* begin ENTRIES *

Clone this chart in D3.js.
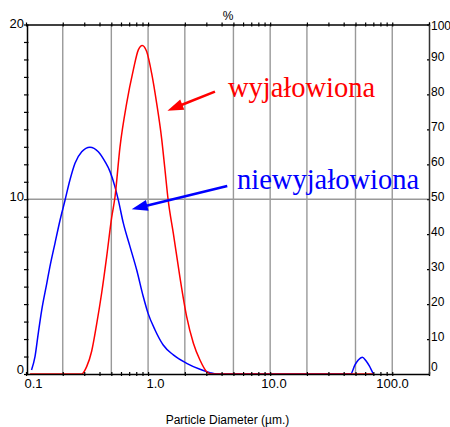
<!DOCTYPE html>
<html>
<head>
<meta charset="utf-8">
<script src="https://cdn.jsdelivr.net/npm/d3@7/dist/d3.min.js"></script>
<style>
  html, body { margin: 0; padding: 0; background: #fff; }
  svg { display: block; font-family: "Liberation Sans", Arial, sans-serif; }
</style>
</head>
<body>
<svg id="chart" width="450" height="427"></svg>
<script>
// Particle size distribution (volume %), sterilised vs. non-sterilised sample
const redSize = [0.108, 0.286, 0.314, 0.345, 0.379, 0.417, 0.458, 0.503, 0.535, 0.589, 0.668, 0.757,
                 0.832, 0.896, 0.974, 1.07, 1.175, 1.29, 1.37, 1.46, 1.61, 1.82, 2.07, 2.35, 2.66,
                 3.02, 3.3, 69.5];
const redPct  = [0, 0, 0.42, 1.3, 2.85, 4.65, 6.72, 8.95, 10.1, 13.0, 15.5, 17.4,
                 18.55, 18.8, 18.45, 17.2, 15.5, 13.5, 11.8, 9.96, 8.05, 5.57, 3.28, 1.76, 0.8,
                 0.13, 0, 0];

const blueSize = [0.111, 0.1185, 0.126, 0.1345, 0.148, 0.157, 0.1727, 0.19, 0.209, 0.229, 0.252,
                  0.286, 0.334, 0.391, 0.444, 0.488, 0.535, 0.57, 0.627, 0.711, 0.807, 0.914, 1.0,
                  1.14, 1.33, 1.61, 2.07, 2.66, 3.21, 3.65, 45.6, 49.5, 52.7, 56.8, 60.9, 64.9, 69.9];
const bluePct  = [0.23, 0.99, 2.33, 3.66, 5.19, 6.14, 7.48, 8.8, 9.96, 11.1, 12.06,
                  12.72, 12.98, 12.72, 12.15, 11.58, 10.72, 9.96, 8.63, 7.29, 5.95, 4.42, 3.47,
                  2.52, 1.66, 1.09, 0.61, 0.27, 0.08, 0, 0, 0.52, 0.80, 0.96, 0.76, 0.46, 0];

const xDomain = [0.1, 200];
const leftTicks = d3.range(0, 21);
const leftLabels = [0, 10, 20];
const rightTicks = d3.range(0, 101, 10);
const gridSizes = [0.2, 0.5, 1, 2, 5, 10, 20, 50, 100];
const gridPct = [10];
const bottomLabels = [0.1, 1, 10, 100];

// Callouts: arrow start (size, %), arrow tip (size, %), text anchor (size, %)
const notes = [
  { text: "wyjałowiona", color: "#ff0000", from: [3.53, 16.16], to: [1.44, 15.07], at: [4.51, 15.85] },
  { text: "niewyjałowiona", color: "#0000ff", from: [4.45, 10.76], to: [0.734, 9.43], at: [5.35, 10.6] }
];

const svg = d3.select("#chart");
const L = 27, R = 429, T = 24.5, B = 374;

const x = d3.scaleLog().domain(xDomain).range([L - 1, R]);
const y = d3.scaleLinear().domain([0, 20]).range([B, T]);
const yPct = d3.scaleLinear().domain([0, 100]).range([B, T]);

// minor ticks 1..9 per decade
const minorTicks = [];
for (let e = -1; e <= 2; e++) {
  for (let k = 1; k <= 9; k++) {
    const v = +(k * Math.pow(10, e)).toPrecision(3);
    if (v >= xDomain[0] && v <= xDomain[1]) minorTicks.push(v);
  }
}
minorTicks.push(200);

// gridlines
const grid = svg.append("g").attr("stroke", "#999").attr("stroke-width", 1.4);
grid.selectAll("line.v").data(gridSizes).join("line")
  .attr("x1", d => x(d)).attr("x2", d => x(d)).attr("y1", T).attr("y2", B);
grid.selectAll("line.h").data(gridPct).join("line")
  .attr("x1", L).attr("x2", R).attr("y1", d => y(d)).attr("y2", d => y(d));

// curves
const line = d3.line().x(d => x(d[0])).y(d => y(d[1])).curve(d3.curveMonotoneX);
svg.append("path").datum(d3.zip(blueSize, bluePct))
  .attr("d", line).attr("fill", "none").attr("stroke", "#0000ff").attr("stroke-width", 1.5);
svg.append("path").datum(d3.zip(redSize, redPct))
  .attr("d", line).attr("fill", "none").attr("stroke", "#ff0000").attr("stroke-width", 1.5);

// axes
const fmtSize = d => bottomLabels.includes(d) ? (d < 1 ? d.toString() : d.toFixed(1)) : "";

const gb = svg.append("g").attr("transform", `translate(0,${B})`)
  .call(d3.axisBottom(x).tickValues(minorTicks).tickFormat(fmtSize).tickSize(2).tickSizeOuter(0));
gb.selectAll(".tick line").attr("y1", -2);
gb.selectAll(".tick text").attr("dy", null).attr("y", 14).attr("x", 16)
  .attr("text-anchor", "end").style("font-size", "13px");

const gt = svg.append("g").attr("transform", `translate(0,${T})`)
  .call(d3.axisTop(x).tickValues(minorTicks).tickFormat("").tickSize(2).tickSizeOuter(0));
gt.selectAll(".tick line").attr("y1", 2);

const gl = svg.append("g").attr("transform", `translate(${L},0)`)
  .call(d3.axisLeft(y).tickValues(leftTicks)
    .tickFormat(d => leftLabels.includes(d) ? d : "").tickSize(3).tickSizeOuter(0));
gl.selectAll(".tick line").attr("x1", 1.5);
gl.selectAll(".tick text").attr("dy", null).attr("x", -3)
  .attr("y", d => Math.max(27, Math.min(373, y(d) + 1)) - y(d))
  .style("font-size", "13px");

const gr = svg.append("g").attr("transform", `translate(${R},0)`)
  .call(d3.axisRight(yPct).tickValues(rightTicks).tickSize(-2).tickSizeOuter(0));
gr.select(".domain").attr("stroke", "#333");
gr.selectAll(".tick text").attr("dy", null).attr("x", 2)
  .attr("y", d => Math.max(29, Math.min(370, yPct(d) + 1)) - yPct(d))
  .style("font-size", "12px");

svg.selectAll(".domain").attr("stroke-width", 1.5);
svg.selectAll(".tick line").attr("stroke-width", 1.2);
svg.selectAll(".tick text").attr("fill", "#000");

// axis titles
svg.append("text").attr("x", (L + R) / 2).attr("y", 20).attr("text-anchor", "middle")
  .attr("fill", "#000").style("font-size", "12px").text("%");
svg.append("text").attr("x", 227.5).attr("y", 424).attr("text-anchor", "middle")
  .attr("fill", "#000").style("font-size", "12px").text("Particle Diameter (µm.)");

// callouts
notes.forEach(n => {
  const x0 = x(n.from[0]), y0 = y(n.from[1]);
  const x1 = x(n.to[0]), y1 = y(n.to[1]);
  const len = Math.hypot(x1 - x0, y1 - y0);
  const ux = (x1 - x0) / len, uy = (y1 - y0) / len;
  const hl = 16, hw = 5.5;
  const bx = x1 - ux * hl, by = y1 - uy * hl;
  svg.append("line").attr("x1", x0).attr("y1", y0).attr("x2", bx + ux * 3).attr("y2", by + uy * 3)
    .attr("stroke", n.color).attr("stroke-width", 2.6);
  svg.append("polygon")
    .attr("points", [[x1, y1], [bx - uy * hw, by + ux * hw], [bx + uy * hw, by - ux * hw]].map(p => p.join(",")).join(" "))
    .attr("fill", n.color);
  svg.append("text").attr("x", x(n.at[0])).attr("y", y(n.at[1]))
    .attr("fill", n.color)
    .style("font-family", '"Liberation Serif", "Times New Roman", serif')
    .style("font-size", "28.5px")
    .text(n.text);
});
</script>
</body>
</html>
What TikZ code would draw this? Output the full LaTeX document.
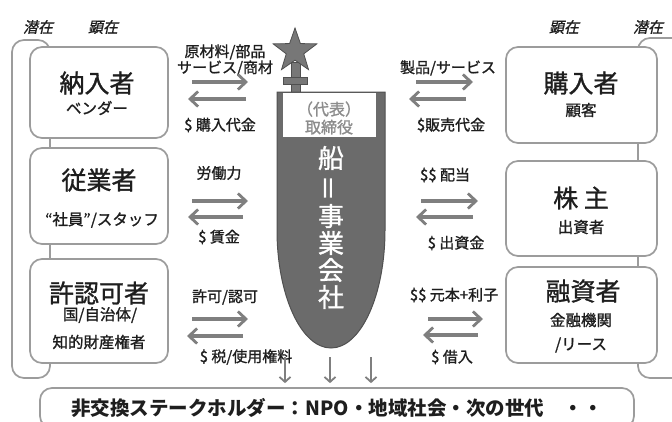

* end ENTRIES *

DIRECTIONS -> Gather each line in these records that contains the string "chart".

ANSWER TO THIS TASK ->
Clone this chart in D3.js.
<svg id="chart" width="450" height="427"></svg>
const svg = d3.select("#chart");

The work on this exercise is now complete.